_INSTRUCTIONS TO FOLLOW_. The listing below should be written out exactly; please include all of it.
::::::::::
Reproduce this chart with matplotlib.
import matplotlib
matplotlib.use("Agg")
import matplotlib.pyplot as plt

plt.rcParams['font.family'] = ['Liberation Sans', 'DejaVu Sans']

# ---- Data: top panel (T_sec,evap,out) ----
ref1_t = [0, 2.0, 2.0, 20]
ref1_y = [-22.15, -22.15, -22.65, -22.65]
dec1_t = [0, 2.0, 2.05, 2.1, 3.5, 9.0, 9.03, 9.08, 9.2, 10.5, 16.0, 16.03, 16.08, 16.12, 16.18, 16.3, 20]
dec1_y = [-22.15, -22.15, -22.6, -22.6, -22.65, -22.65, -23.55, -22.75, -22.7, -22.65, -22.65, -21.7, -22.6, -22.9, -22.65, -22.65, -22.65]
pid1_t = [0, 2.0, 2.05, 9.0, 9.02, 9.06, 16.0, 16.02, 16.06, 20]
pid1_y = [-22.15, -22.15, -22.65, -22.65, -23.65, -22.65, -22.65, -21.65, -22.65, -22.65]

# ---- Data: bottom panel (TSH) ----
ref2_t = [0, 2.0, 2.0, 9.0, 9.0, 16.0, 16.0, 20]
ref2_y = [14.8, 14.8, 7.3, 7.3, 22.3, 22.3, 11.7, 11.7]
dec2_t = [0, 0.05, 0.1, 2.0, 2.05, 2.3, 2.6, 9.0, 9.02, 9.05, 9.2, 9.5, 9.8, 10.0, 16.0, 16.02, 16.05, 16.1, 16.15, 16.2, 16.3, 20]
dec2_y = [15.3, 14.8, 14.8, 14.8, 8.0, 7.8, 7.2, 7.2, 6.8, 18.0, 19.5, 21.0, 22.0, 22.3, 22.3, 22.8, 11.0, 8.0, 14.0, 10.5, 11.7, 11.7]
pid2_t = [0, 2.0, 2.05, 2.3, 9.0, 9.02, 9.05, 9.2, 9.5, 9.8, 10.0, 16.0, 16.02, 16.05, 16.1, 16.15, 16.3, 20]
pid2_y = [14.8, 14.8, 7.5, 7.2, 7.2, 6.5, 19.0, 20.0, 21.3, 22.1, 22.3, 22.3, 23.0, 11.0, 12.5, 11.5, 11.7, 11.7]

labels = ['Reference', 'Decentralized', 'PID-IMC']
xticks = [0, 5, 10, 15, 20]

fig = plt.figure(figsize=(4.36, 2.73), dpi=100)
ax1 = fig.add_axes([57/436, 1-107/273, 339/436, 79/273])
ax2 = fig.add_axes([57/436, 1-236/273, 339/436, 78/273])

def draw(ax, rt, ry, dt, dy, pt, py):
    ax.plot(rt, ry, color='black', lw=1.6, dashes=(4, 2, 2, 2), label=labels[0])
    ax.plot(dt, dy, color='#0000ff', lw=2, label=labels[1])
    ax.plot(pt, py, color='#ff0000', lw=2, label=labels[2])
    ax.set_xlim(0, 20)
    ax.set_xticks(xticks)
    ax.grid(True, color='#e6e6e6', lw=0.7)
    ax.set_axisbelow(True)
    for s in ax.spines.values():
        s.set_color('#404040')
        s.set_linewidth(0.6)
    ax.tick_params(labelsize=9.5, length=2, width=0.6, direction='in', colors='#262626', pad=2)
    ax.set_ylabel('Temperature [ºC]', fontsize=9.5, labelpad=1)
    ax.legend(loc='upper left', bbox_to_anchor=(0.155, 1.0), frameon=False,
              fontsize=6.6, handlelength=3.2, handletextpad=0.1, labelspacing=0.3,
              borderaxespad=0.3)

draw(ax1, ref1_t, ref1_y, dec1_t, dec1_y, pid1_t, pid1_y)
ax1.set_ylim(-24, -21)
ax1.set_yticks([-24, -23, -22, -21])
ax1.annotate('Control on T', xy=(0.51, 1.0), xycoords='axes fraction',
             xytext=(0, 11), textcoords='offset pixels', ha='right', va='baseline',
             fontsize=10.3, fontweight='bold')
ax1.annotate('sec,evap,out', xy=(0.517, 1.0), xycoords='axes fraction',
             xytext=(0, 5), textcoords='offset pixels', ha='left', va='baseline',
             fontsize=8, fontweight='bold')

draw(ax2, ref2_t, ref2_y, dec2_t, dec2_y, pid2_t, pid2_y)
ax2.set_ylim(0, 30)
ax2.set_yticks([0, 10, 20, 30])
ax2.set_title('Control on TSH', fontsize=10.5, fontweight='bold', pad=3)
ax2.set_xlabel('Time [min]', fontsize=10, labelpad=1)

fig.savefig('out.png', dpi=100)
::::::::::
_EXERCISE RESULT_.
Reproduce this chart with matplotlib.
import matplotlib
matplotlib.use("Agg")
import matplotlib.pyplot as plt

plt.rcParams['font.family'] = ['Liberation Sans', 'DejaVu Sans']

# ---- Data: top panel (T_sec,evap,out) ----
ref1_t = [0, 2.0, 2.0, 20]
ref1_y = [-22.15, -22.15, -22.65, -22.65]
dec1_t = [0, 2.0, 2.05, 2.1, 3.5, 9.0, 9.03, 9.08, 9.2, 10.5, 16.0, 16.03, 16.08, 16.12, 16.18, 16.3, 20]
dec1_y = [-22.15, -22.15, -22.6, -22.6, -22.65, -22.65, -23.55, -22.75, -22.7, -22.65, -22.65, -21.7, -22.6, -22.9, -22.65, -22.65, -22.65]
pid1_t = [0, 2.0, 2.05, 9.0, 9.02, 9.06, 16.0, 16.02, 16.06, 20]
pid1_y = [-22.15, -22.15, -22.65, -22.65, -23.65, -22.65, -22.65, -21.65, -22.65, -22.65]

# ---- Data: bottom panel (TSH) ----
ref2_t = [0, 2.0, 2.0, 9.0, 9.0, 16.0, 16.0, 20]
ref2_y = [14.8, 14.8, 7.3, 7.3, 22.3, 22.3, 11.7, 11.7]
dec2_t = [0, 0.05, 0.1, 2.0, 2.05, 2.3, 2.6, 9.0, 9.02, 9.05, 9.2, 9.5, 9.8, 10.0, 16.0, 16.02, 16.05, 16.1, 16.15, 16.2, 16.3, 20]
dec2_y = [15.3, 14.8, 14.8, 14.8, 8.0, 7.8, 7.2, 7.2, 6.8, 18.0, 19.5, 21.0, 22.0, 22.3, 22.3, 22.8, 11.0, 8.0, 14.0, 10.5, 11.7, 11.7]
pid2_t = [0, 2.0, 2.05, 2.3, 9.0, 9.02, 9.05, 9.2, 9.5, 9.8, 10.0, 16.0, 16.02, 16.05, 16.1, 16.15, 16.3, 20]
pid2_y = [14.8, 14.8, 7.5, 7.2, 7.2, 6.5, 19.0, 20.0, 21.3, 22.1, 22.3, 22.3, 23.0, 11.0, 12.5, 11.5, 11.7, 11.7]

labels = ['Reference', 'Decentralized', 'PID-IMC']
xticks = [0, 5, 10, 15, 20]

fig = plt.figure(figsize=(4.36, 2.73), dpi=100)
ax1 = fig.add_axes([57/436, 1-107/273, 339/436, 79/273])
ax2 = fig.add_axes([57/436, 1-236/273, 339/436, 78/273])

def draw(ax, rt, ry, dt, dy, pt, py):
    ax.plot(rt, ry, color='black', lw=1.6, dashes=(4, 2, 2, 2), label=labels[0])
    ax.plot(dt, dy, color='#0000ff', lw=2, label=labels[1])
    ax.plot(pt, py, color='#ff0000', lw=2, label=labels[2])
    ax.set_xlim(0, 20)
    ax.set_xticks(xticks)
    ax.grid(True, color='#e6e6e6', lw=0.7)
    ax.set_axisbelow(True)
    for s in ax.spines.values():
        s.set_color('#404040')
        s.set_linewidth(0.6)
    ax.tick_params(labelsize=9.5, length=2, width=0.6, direction='in', colors='#262626', pad=2)
    ax.set_ylabel('Temperature [ºC]', fontsize=9.5, labelpad=1)
    ax.legend(loc='upper left', bbox_to_anchor=(0.155, 1.0), frameon=False,
              fontsize=6.6, handlelength=3.2, handletextpad=0.1, labelspacing=0.3,
              borderaxespad=0.3)

draw(ax1, ref1_t, ref1_y, dec1_t, dec1_y, pid1_t, pid1_y)
ax1.set_ylim(-24, -21)
ax1.set_yticks([-24, -23, -22, -21])
ax1.annotate('Control on T', xy=(0.51, 1.0), xycoords='axes fraction',
             xytext=(0, 11), textcoords='offset pixels', ha='right', va='baseline',
             fontsize=10.3, fontweight='bold')
ax1.annotate('sec,evap,out', xy=(0.517, 1.0), xycoords='axes fraction',
             xytext=(0, 5), textcoords='offset pixels', ha='left', va='baseline',
             fontsize=8, fontweight='bold')

draw(ax2, ref2_t, ref2_y, dec2_t, dec2_y, pid2_t, pid2_y)
ax2.set_ylim(0, 30)
ax2.set_yticks([0, 10, 20, 30])
ax2.set_title('Control on TSH', fontsize=10.5, fontweight='bold', pad=3)
ax2.set_xlabel('Time [min]', fontsize=10, labelpad=1)

fig.savefig('out.png', dpi=100)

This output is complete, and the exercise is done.